In a medium bowl, whisk together the flour, confectioners’ sugar, and salt. Add the cold butter and cut it in using a pastry cutter. Continue until the entire mixture resembles pea-sized crumbs.
Pour in the heavy cream mixture and stir to combine. You can use your hands to really get it all combined, if needed.
Place the dough on a lightly floured surface and flatten it into a 1-inch thick disc. Wrap the dough in plastic wrap and refrigerate for 1 hour or up to 2 days.
Grease a 9-inch tart pan with removable bottom.
Remove the tart dough from the refrigerator and place it on a lightly floured surface. Roll out the pastry crust into a circle slightly larger than your 9-inch tart pan.
Place the pastry into the greased 9-inch tart pan.

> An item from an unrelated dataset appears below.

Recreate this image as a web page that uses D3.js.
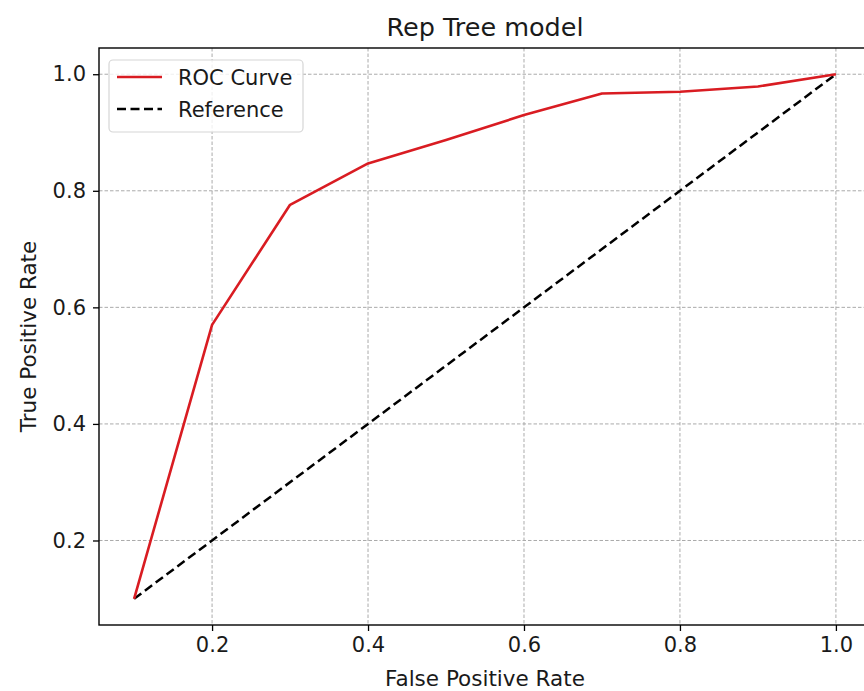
<!DOCTYPE html>
<html>
<head>
<meta charset="utf-8">
<script src="https://cdn.jsdelivr.net/npm/d3@7"></script>
<style>
  body { margin: 0; background: #fff; }
  svg { display: block; font-family: "DejaVu Sans", sans-serif; }
</style>
</head>
<body>
<script>
// ROC curve points
var fpr = [0.1, 0.2, 0.3, 0.4, 0.5, 0.6, 0.7, 0.8, 0.9, 1.0];
var tpr = [0.1, 0.57, 0.776, 0.847, 0.887, 0.93, 0.967, 0.97, 0.979, 1.0];
var refX = [0.1, 1.0];
var refY = [0.1, 1.0];
var xTicks = [0.2, 0.4, 0.6, 0.8, 1.0];
var yTicks = [0.2, 0.4, 0.6, 0.8, 1.0];

var width = 864, height = 691;
var plotLeft = 99, plotRight = 871, plotTop = 48, plotBottom = 625;

var svg = d3.select('body').append('svg')
    .attr('width', width)
    .attr('height', height);

var x = d3.scaleLinear().domain([0.055, 1.045]).range([plotLeft, plotRight]);
var y = d3.scaleLinear().domain([0.055, 1.045]).range([plotBottom, plotTop]);

// grid
svg.append('g').selectAll('line')
    .data(xTicks).enter().append('line')
    .attr('x1', function(d) { return x(d); })
    .attr('x2', function(d) { return x(d); })
    .attr('y1', plotTop).attr('y2', plotBottom)
    .attr('stroke', '#ababab').attr('stroke-width', 1)
    .attr('stroke-dasharray', '3.5,2');
svg.append('g').selectAll('line')
    .data(yTicks).enter().append('line')
    .attr('y1', function(d) { return y(d); })
    .attr('y2', function(d) { return y(d); })
    .attr('x1', plotLeft).attr('x2', plotRight)
    .attr('stroke', '#ababab').attr('stroke-width', 1)
    .attr('stroke-dasharray', '3.5,2');

// axes
var xAxis = svg.append('g')
    .attr('transform', 'translate(0,' + plotBottom + ')')
    .call(d3.axisBottom(x).tickValues(xTicks).tickFormat(d3.format('.1f')).tickSizeOuter(0).tickSizeInner(6).tickPadding(6));
var yAxis = svg.append('g')
    .attr('transform', 'translate(' + plotLeft + ',0)')
    .call(d3.axisLeft(y).tickValues(yTicks).tickFormat(d3.format('.1f')).tickSizeOuter(0).tickSizeInner(6).tickPadding(7));
[xAxis, yAxis].forEach(function(g) {
  g.select('.domain').remove();
  g.selectAll('.tick line').attr('stroke', '#000').attr('stroke-width', 1.3);
  g.selectAll('.tick text').attr('fill', '#1a1a1a').style('font-size', '21px').style('font-family', '"DejaVu Sans", sans-serif');
});

// frame
svg.append('rect')
    .attr('x', plotLeft).attr('y', plotTop)
    .attr('width', plotRight - plotLeft).attr('height', plotBottom - plotTop)
    .attr('fill', 'none').attr('stroke', '#000').attr('stroke-width', 1.4);

var line = d3.line()
    .x(function(d) { return x(d[0]); })
    .y(function(d) { return y(d[1]); });

svg.append('path')
    .datum(refX.map(function(v, i) { return [v, refY[i]]; }))
    .attr('d', line)
    .attr('fill', 'none').attr('stroke', '#000').attr('stroke-width', 2.5)
    .attr('stroke-dasharray', '9,4.5');

svg.append('path')
    .datum(fpr.map(function(v, i) { return [v, tpr[i]]; }))
    .attr('d', line)
    .attr('fill', 'none').attr('stroke', '#d91c22').attr('stroke-width', 2.6)
    .attr('stroke-linejoin', 'round');

// legend
var legend = svg.append('g');
legend.append('rect')
    .attr('x', 109).attr('y', 60).attr('width', 194).attr('height', 72)
    .attr('rx', 4)
    .attr('fill', '#fff').attr('fill-opacity', 0.8)
    .attr('stroke', '#d6d6d6').attr('stroke-width', 1.2);
var items = [
  { label: 'ROC Curve', color: '#d91c22', dash: null, y: 77 },
  { label: 'Reference', color: '#000', dash: '9,4.5', y: 109 }
];
items.forEach(function(it) {
  legend.append('line')
      .attr('x1', 117).attr('x2', 162)
      .attr('y1', it.y).attr('y2', it.y)
      .attr('stroke', it.color).attr('stroke-width', 2.5)
      .attr('stroke-dasharray', it.dash);
  legend.append('text')
      .attr('x', 178).attr('y', it.y + 8)
      .attr('fill', '#1a1a1a')
      .style('font-size', '21px')
      .text(it.label);
});

// title and labels
svg.append('text')
    .attr('x', (plotLeft + plotRight) / 2).attr('y', 36)
    .attr('text-anchor', 'middle').attr('fill', '#1a1a1a')
    .style('font-size', '25.5px')
    .text('Rep Tree model');
svg.append('text')
    .attr('x', (plotLeft + plotRight) / 2).attr('y', 686)
    .attr('text-anchor', 'middle').attr('fill', '#1a1a1a')
    .style('font-size', '21.5px')
    .text('False Positive Rate');
svg.append('text')
    .attr('transform', 'translate(36,' + (plotTop + plotBottom) / 2 + ') rotate(-90)')
    .attr('text-anchor', 'middle').attr('fill', '#1a1a1a')
    .style('font-size', '21.5px')
    .text('True Positive Rate');
</script>
</body>
</html>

Carefully transfer the dough to the tart pan by rolling it onto the rolling pin, then gently ease the dough into the pan, pressing it down into the corners and fluted sides of the pan, evenly.
Run the rolling pin over the top of the tart pan so that the excess dough gets cut off, making a clean edge. With the excess dough, you can patch up any areas that may be too thin.
Refrigerate for at least 10 minutes (you can do this while your oven preheats).
Preheat the oven to 400°F (204°C). Remove the tart crust from the refrigerator. Line the inside of the tart with foil and fill it with pie weights (you can use dried beans instead). It is important that you use pie weights to prevent the crust from shrinking or puffing). Alternatively, you can freeze the dough and bake it from frozen without the use of pie weights. From frozen, the tart shell will take about 20 minutes to bake.
Place the tart crust in the oven and bake for 10 minutes. Remove the crust from the oven and reduce the heat to 350°F (177°C). Carefully, remove the foil and weights. With a fork prick a few holes into the bottom of the crust and bake for 5-6 more minutes or until lightly golden brown. Remove from the oven and allow to cool completely before filling it with the pastry cream.